*Rows*:
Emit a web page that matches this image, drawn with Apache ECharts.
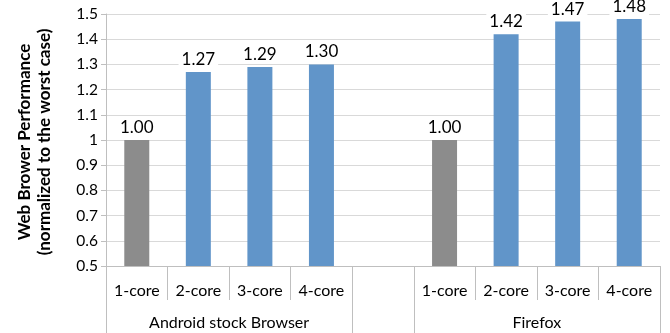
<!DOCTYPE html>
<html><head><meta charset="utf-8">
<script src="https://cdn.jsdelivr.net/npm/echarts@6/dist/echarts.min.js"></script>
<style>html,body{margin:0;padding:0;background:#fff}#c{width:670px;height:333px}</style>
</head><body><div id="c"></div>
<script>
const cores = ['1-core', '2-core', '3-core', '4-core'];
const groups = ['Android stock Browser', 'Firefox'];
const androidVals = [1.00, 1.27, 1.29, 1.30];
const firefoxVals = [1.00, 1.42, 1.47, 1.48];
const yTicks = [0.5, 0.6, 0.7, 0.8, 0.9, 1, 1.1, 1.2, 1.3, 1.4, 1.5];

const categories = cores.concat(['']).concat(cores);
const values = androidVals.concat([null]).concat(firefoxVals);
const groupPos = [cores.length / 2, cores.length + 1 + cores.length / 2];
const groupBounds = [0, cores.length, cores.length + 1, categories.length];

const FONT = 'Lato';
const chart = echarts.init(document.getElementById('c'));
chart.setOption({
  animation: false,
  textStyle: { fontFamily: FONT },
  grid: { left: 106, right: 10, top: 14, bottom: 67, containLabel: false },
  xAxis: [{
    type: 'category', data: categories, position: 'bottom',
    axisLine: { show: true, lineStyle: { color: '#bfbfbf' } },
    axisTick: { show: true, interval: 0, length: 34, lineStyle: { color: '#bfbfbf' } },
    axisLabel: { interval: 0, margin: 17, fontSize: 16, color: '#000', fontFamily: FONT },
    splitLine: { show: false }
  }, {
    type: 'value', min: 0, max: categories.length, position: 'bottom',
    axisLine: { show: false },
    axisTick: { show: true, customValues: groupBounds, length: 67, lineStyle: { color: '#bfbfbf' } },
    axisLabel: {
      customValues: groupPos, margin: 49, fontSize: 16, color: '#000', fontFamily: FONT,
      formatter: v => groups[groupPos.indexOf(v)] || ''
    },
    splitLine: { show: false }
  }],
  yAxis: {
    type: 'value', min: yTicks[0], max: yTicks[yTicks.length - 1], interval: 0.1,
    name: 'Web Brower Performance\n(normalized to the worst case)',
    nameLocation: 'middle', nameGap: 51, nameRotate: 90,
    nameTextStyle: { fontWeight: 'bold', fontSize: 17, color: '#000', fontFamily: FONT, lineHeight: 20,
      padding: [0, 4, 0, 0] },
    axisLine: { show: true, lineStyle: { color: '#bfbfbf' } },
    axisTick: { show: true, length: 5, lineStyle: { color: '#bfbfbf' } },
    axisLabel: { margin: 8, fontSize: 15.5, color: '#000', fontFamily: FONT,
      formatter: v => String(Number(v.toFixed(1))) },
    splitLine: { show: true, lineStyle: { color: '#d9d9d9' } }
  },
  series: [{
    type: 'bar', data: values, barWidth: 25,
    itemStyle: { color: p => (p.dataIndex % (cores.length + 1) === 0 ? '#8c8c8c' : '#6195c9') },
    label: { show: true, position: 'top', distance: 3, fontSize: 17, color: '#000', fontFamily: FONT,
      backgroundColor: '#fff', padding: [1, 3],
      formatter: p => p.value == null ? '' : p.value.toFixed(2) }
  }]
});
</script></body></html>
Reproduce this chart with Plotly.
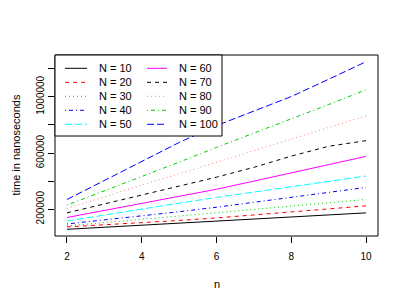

*Exercise brief*: Go through the listing above and pull out each line containing the word "with".

*Exercise solution*:
Emit a web page that matches this image, drawn with Apache ECharts.
Reproduce this chart with Plotly.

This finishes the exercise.